● DATA SHOWN
======
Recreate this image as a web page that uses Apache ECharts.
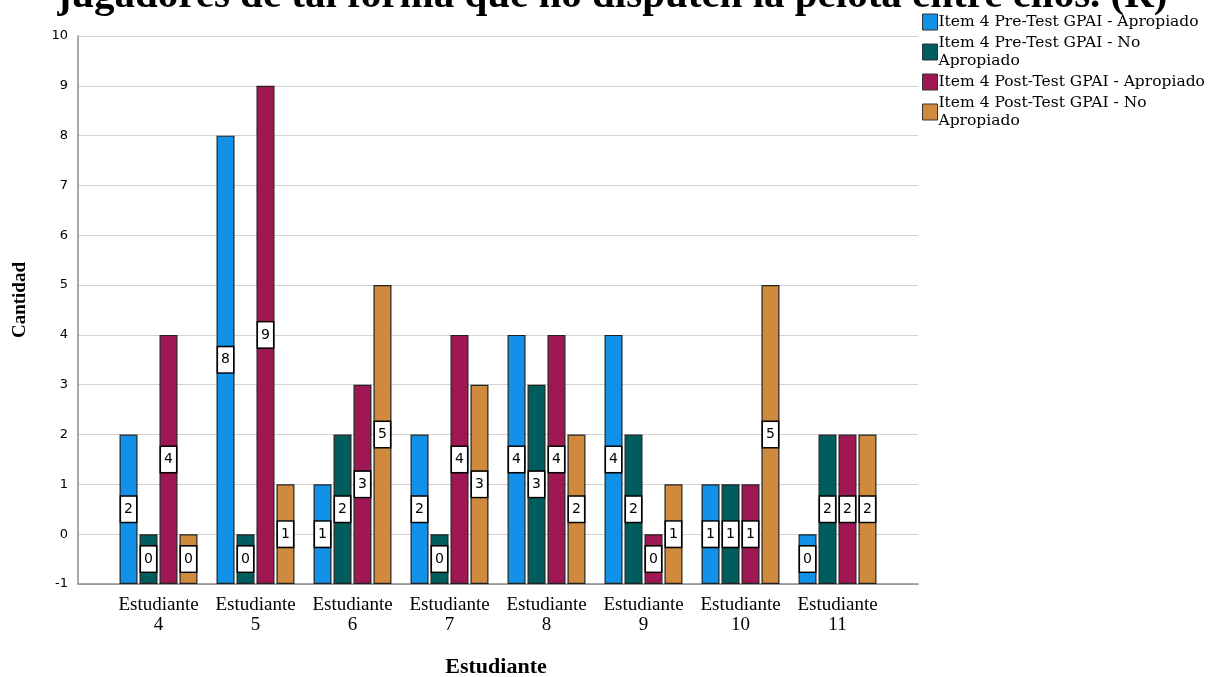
<!DOCTYPE html>
<html>
<head>
<meta charset="utf-8">
<script src="https://cdn.jsdelivr.net/npm/echarts@6/dist/echarts.min.js"></script>
<style>
html,body{margin:0;padding:0;background:#fff;}
#chart{width:1225px;height:677px;}
</style>
</head>
<body>
<div id="chart"></div>
<script>
const titleText = "jugadores de tal forma que no disputen la pelota entre ellos. (R)";
const categories = ["Estudiante\n4","Estudiante\n5","Estudiante\n6","Estudiante\n7","Estudiante\n8","Estudiante\n9","Estudiante\n10","Estudiante\n11"];
const seriesNames = ["Item 4 Pre-Test GPAI - Apropiado","Item 4 Pre-Test GPAI - No Apropiado","Item 4 Post-Test GPAI - Apropiado","Item 4 Post-Test GPAI - No Apropiado"];
const preApropiado   = [2, 8, 1, 2, 4, 4, 1, 0];
const preNoApropiado = [0, 0, 2, 0, 3, 2, 1, 2];
const postApropiado  = [4, 9, 3, 4, 4, 0, 1, 2];
const postNoApropiado= [0, 1, 5, 3, 2, 1, 5, 2];
const yMin = -1, yMax = 10;
const colors = ["#1192e8","#005d5d","#9f1853","#cf8a3d"];
const allValues = [preApropiado, preNoApropiado, postApropiado, postNoApropiado];

const chart = echarts.init(document.getElementById('chart'));
const serif = "Liberation Serif";

const series = allValues.map((vals, i) => ({
  name: seriesNames[i],
  type: 'bar',
  xAxisIndex: 1,
  yAxisIndex: 1,
  barWidth: 18,
  barGap: '11%',
  data: vals.map(v => v - yMin),
  itemStyle: { color: colors[i], borderColor: '#222', borderWidth: 1.2 },
  label: {
    show: true,
    position: 'inside',
    formatter: p => String(vals[p.dataIndex]),
    color: '#000',
    fontFamily: 'DejaVu Sans',
    fontSize: 14,
    backgroundColor: '#fff',
    borderColor: '#000',
    borderWidth: 1.5,
    padding: [6, 3, 5, 3]
  },
  emphasis: { disabled: true }
}));

chart.setOption({
  animation: false,
  title: {
    text: titleText,
    left: 'center',
    top: -29,
    textStyle: { fontFamily: serif, fontWeight: 'bold', fontSize: 41, color: '#000' }
  },
  graphic: [{
    type: 'text',
    left: 11,
    top: 262,
    rotation: Math.PI / 2,
    style: { text: 'Cantidad', font: 'bold 19px "Liberation Serif"', fill: '#000' }
  }],
  legend: {
    orient: 'vertical',
    left: 917,
    top: 8,
    itemWidth: 15,
    itemHeight: 16,
    itemGap: 3,
    icon: 'rect',
    data: seriesNames.map((n, i) => ({ name: n, itemStyle: { color: colors[i], borderColor: '#333', borderWidth: 1 } })),
    formatter: n => n.replace(' - No Apropiado', ' - No\nApropiado'),
    textStyle: { fontFamily: 'DejaVu Serif', fontSize: 15.5, color: '#000', lineHeight: 18, padding: [0,0,0,-4] }
  },
  grid: [
    { left: 78, right: 307, top: 36, bottom: 93, outerBoundsMode: 'none', containLabel: false },
    { left: 110, right: 339, top: 36, bottom: 93, outerBoundsMode: 'none', containLabel: false }
  ],
  xAxis: [
    { type: 'category', gridIndex: 0, data: [''], axisLine: { show: true, lineStyle: { color: '#8c8c8c', width: 1.5 } },
      axisTick: { show: false }, axisLabel: { show: false },
      name: 'Estudiante', nameLocation: 'middle', nameGap: 72,
      nameTextStyle: { fontFamily: serif, fontWeight: 'bold', fontSize: 22, color: '#000', padding: [0, 0, 0, -4] } },
    { type: 'category', gridIndex: 1, data: categories, axisLine: { show: false }, axisTick: { show: false },
      axisLabel: { fontFamily: serif, fontSize: 19, color: '#000', lineHeight: 20, margin: 11, interval: 0 } }
  ],
  yAxis: [
    { type: 'value', gridIndex: 0, min: 0, max: yMax - yMin, interval: 1,
      axisLine: { show: true, lineStyle: { color: '#8c8c8c', width: 1.5 } },
      axisTick: { show: false },
      splitLine: { show: true, lineStyle: { color: '#d2d2d2', width: 1.2 } },
      axisLabel: { formatter: v => String(v + yMin), fontFamily: 'DejaVu Sans', fontSize: 13, color: '#000', margin: 10 } },
    { type: 'value', gridIndex: 1, min: 0, max: yMax - yMin, interval: 1, show: false, splitLine: { show: false } }
  ],
  series: series
});
</script>
</body>
</html>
======
● EXERCISE OBJECTIVE
Reproduce every line exactly and omit all pictures.

● OUTPUT
Recreate this image as a web page that uses Apache ECharts.
<!DOCTYPE html>
<html>
<head>
<meta charset="utf-8">
<script src="https://cdn.jsdelivr.net/npm/echarts@6/dist/echarts.min.js"></script>
<style>
html,body{margin:0;padding:0;background:#fff;}
#chart{width:1225px;height:677px;}
</style>
</head>
<body>
<div id="chart"></div>
<script>
const titleText = "jugadores de tal forma que no disputen la pelota entre ellos. (R)";
const categories = ["Estudiante\n4","Estudiante\n5","Estudiante\n6","Estudiante\n7","Estudiante\n8","Estudiante\n9","Estudiante\n10","Estudiante\n11"];
const seriesNames = ["Item 4 Pre-Test GPAI - Apropiado","Item 4 Pre-Test GPAI - No Apropiado","Item 4 Post-Test GPAI - Apropiado","Item 4 Post-Test GPAI - No Apropiado"];
const preApropiado   = [2, 8, 1, 2, 4, 4, 1, 0];
const preNoApropiado = [0, 0, 2, 0, 3, 2, 1, 2];
const postApropiado  = [4, 9, 3, 4, 4, 0, 1, 2];
const postNoApropiado= [0, 1, 5, 3, 2, 1, 5, 2];
const yMin = -1, yMax = 10;
const colors = ["#1192e8","#005d5d","#9f1853","#cf8a3d"];
const allValues = [preApropiado, preNoApropiado, postApropiado, postNoApropiado];

const chart = echarts.init(document.getElementById('chart'));
const serif = "Liberation Serif";

const series = allValues.map((vals, i) => ({
  name: seriesNames[i],
  type: 'bar',
  xAxisIndex: 1,
  yAxisIndex: 1,
  barWidth: 18,
  barGap: '11%',
  data: vals.map(v => v - yMin),
  itemStyle: { color: colors[i], borderColor: '#222', borderWidth: 1.2 },
  label: {
    show: true,
    position: 'inside',
    formatter: p => String(vals[p.dataIndex]),
    color: '#000',
    fontFamily: 'DejaVu Sans',
    fontSize: 14,
    backgroundColor: '#fff',
    borderColor: '#000',
    borderWidth: 1.5,
    padding: [6, 3, 5, 3]
  },
  emphasis: { disabled: true }
}));

chart.setOption({
  animation: false,
  title: {
    text: titleText,
    left: 'center',
    top: -29,
    textStyle: { fontFamily: serif, fontWeight: 'bold', fontSize: 41, color: '#000' }
  },
  graphic: [{
    type: 'text',
    left: 11,
    top: 262,
    rotation: Math.PI / 2,
    style: { text: 'Cantidad', font: 'bold 19px "Liberation Serif"', fill: '#000' }
  }],
  legend: {
    orient: 'vertical',
    left: 917,
    top: 8,
    itemWidth: 15,
    itemHeight: 16,
    itemGap: 3,
    icon: 'rect',
    data: seriesNames.map((n, i) => ({ name: n, itemStyle: { color: colors[i], borderColor: '#333', borderWidth: 1 } })),
    formatter: n => n.replace(' - No Apropiado', ' - No\nApropiado'),
    textStyle: { fontFamily: 'DejaVu Serif', fontSize: 15.5, color: '#000', lineHeight: 18, padding: [0,0,0,-4] }
  },
  grid: [
    { left: 78, right: 307, top: 36, bottom: 93, outerBoundsMode: 'none', containLabel: false },
    { left: 110, right: 339, top: 36, bottom: 93, outerBoundsMode: 'none', containLabel: false }
  ],
  xAxis: [
    { type: 'category', gridIndex: 0, data: [''], axisLine: { show: true, lineStyle: { color: '#8c8c8c', width: 1.5 } },
      axisTick: { show: false }, axisLabel: { show: false },
      name: 'Estudiante', nameLocation: 'middle', nameGap: 72,
      nameTextStyle: { fontFamily: serif, fontWeight: 'bold', fontSize: 22, color: '#000', padding: [0, 0, 0, -4] } },
    { type: 'category', gridIndex: 1, data: categories, axisLine: { show: false }, axisTick: { show: false },
      axisLabel: { fontFamily: serif, fontSize: 19, color: '#000', lineHeight: 20, margin: 11, interval: 0 } }
  ],
  yAxis: [
    { type: 'value', gridIndex: 0, min: 0, max: yMax - yMin, interval: 1,
      axisLine: { show: true, lineStyle: { color: '#8c8c8c', width: 1.5 } },
      axisTick: { show: false },
      splitLine: { show: true, lineStyle: { color: '#d2d2d2', width: 1.2 } },
      axisLabel: { formatter: v => String(v + yMin), fontFamily: 'DejaVu Sans', fontSize: 13, color: '#000', margin: 10 } },
    { type: 'value', gridIndex: 1, min: 0, max: yMax - yMin, interval: 1, show: false, splitLine: { show: false } }
  ],
  series: series
});
</script>
</body>
</html>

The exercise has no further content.